Jawaban atas pertanyaan itu tak bisa berhenti di tataran teknis, apalagi dibungkus dengan narasi-narasi normatif seperti “pendapatan tidak tercapai”, “PI Rokan belum cair”, atau “pergeseran belanja karena dinamika lapangan”. Ini bukan hanya soal tidak cairnya pendapatan, melainkan tentang bagaimana perencanaan, pelaksanaan dan pengawasan anggaran tidak berjalan dengan prinsip kehati-hatian (prudential fiscal management) yang seharusnya menjadi pijakan utama.
Mari kita tarik benang merah tanggung jawab struktural.
Dalam sistem pengelolaan keuangan daerah, terdapat satu jabatan yang memiliki fungsi koordinatif, pengendali anggaran lintas organisasi, sekaligus penanggung jawab pelaksanaan fiskal yaitu Sekretaris Daerah. Sebagai Ketua Tim Anggaran Pemerintah Daerah (TAPD), jabatan ini menjadi motor penyusun struktur APBD, penentu prioritas dan pengarah realisasi belanja sesuai kemampuan pendapatan daerah. Jika terdapat belanja yang tetap dieksekusi tanpa dasar penerimaan yang cukup, maka pembiaran tersebut adalah bentuk kelalaian yang tidak bisa dianggap ringan.

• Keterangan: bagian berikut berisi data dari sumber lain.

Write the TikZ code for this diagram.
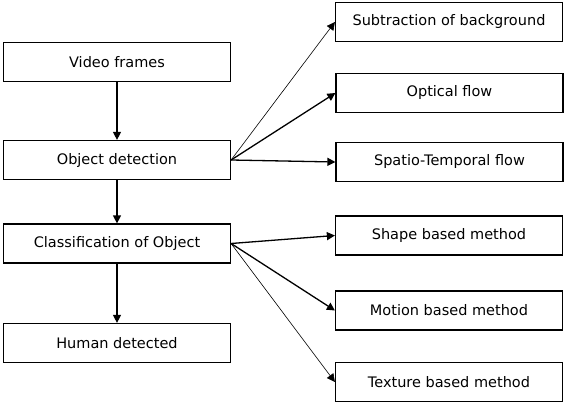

Lebih lanjut, Badan Pengelola Keuangan dan Aset Daerah (BPKAD) dan Badan Perencanaan Pembangunan Daerah (Bappeda) berada di bawah koordinasi langsung TAPD. Mereka semestinya memberikan sinyal bahaya fiskal ketika proyeksi penerimaan daerah mulai menunjukkan ketidakseimbangan terhadap beban belanja. Jika dua badan ini diam atau dilemahkan fungsinya dalam dinamika anggaran, maka kerusakan fiskal yang terjadi adalah akumulasi dari pembungkaman fungsi kontrol internal.
Jangan pula abaikan peran Eksekutif tertinggi di daerah yaitu Kepala Daerah (Gubernur). Meskipun pelaksanaan teknis menjadi kewenangan ASN melalui Sekda, namun arah kebijakan, visi pembangunan dan pengesahan dokumen anggaran tetap ada dalam tanda tangannya. Maka, defisit anggaran dan tunda bayar tidak bisa dilepaskan dari tanggung jawab politik seorang Kepala Daerah yang seharusnya membentengi sistem keuangan publik dari spekulasi, tekanan proyek dan kepentingan jangka pendek.
Ironisnya, sebagian besar defisit yang terjadi bukanlah akibat dari bencana atau keperluan darurat, tetapi karena komitmen belanja yang tidak realistis, bahkan terkesan dipaksakan. Ketika satuan kerja berani meluncurkan proyek besar tanpa dasar penerimaan yang pasti dan proses tersebut tidak dihentikan sejak awal oleh Tim Anggaran, maka seluruh jaringan pelaku fiskal daerah terindikasi bekerja tanpa instrumen peringatan dini.
Publik kini menanggung akibatnya. Penyedia jasa lokal, Kontraktor, hingga pelaku UMKM yang menjadi mitra pemerintah merasakan langsung betapa rapuhnya komitmen keuangan daerah. Ketika tunda bayar berlangsung berbulan-bulan, efek berantai ekonomi pun mencuat yaitu PHK, kebangkrutan, hingga stagnasi aktivitas sektor riil.
Sudah saatnya dilakukan audit menyeluruh terhadap pola pengelolaan APBD, termasuk pemetaan potensi konflik kepentingan, intervensi politik dalam belanja daerah, serta kekosongan sistem mitigasi fiskal. Reformasi keuangan daerah tidak bisa ditunda. Setiap jabatan yang menikmati wewenang anggaran harus pula memikul beban akuntabilitasnya.
Riau tidak miskin sumber daya. Namun selama pengelolaan fiskalnya tidak menjunjung prinsip keterbukaan, kehati-hatian dan integritas, maka kita hanya akan menyaksikan ulang tahun APBD dengan masalah yang berulang. Kamis, 8 Mei 2025. (Red).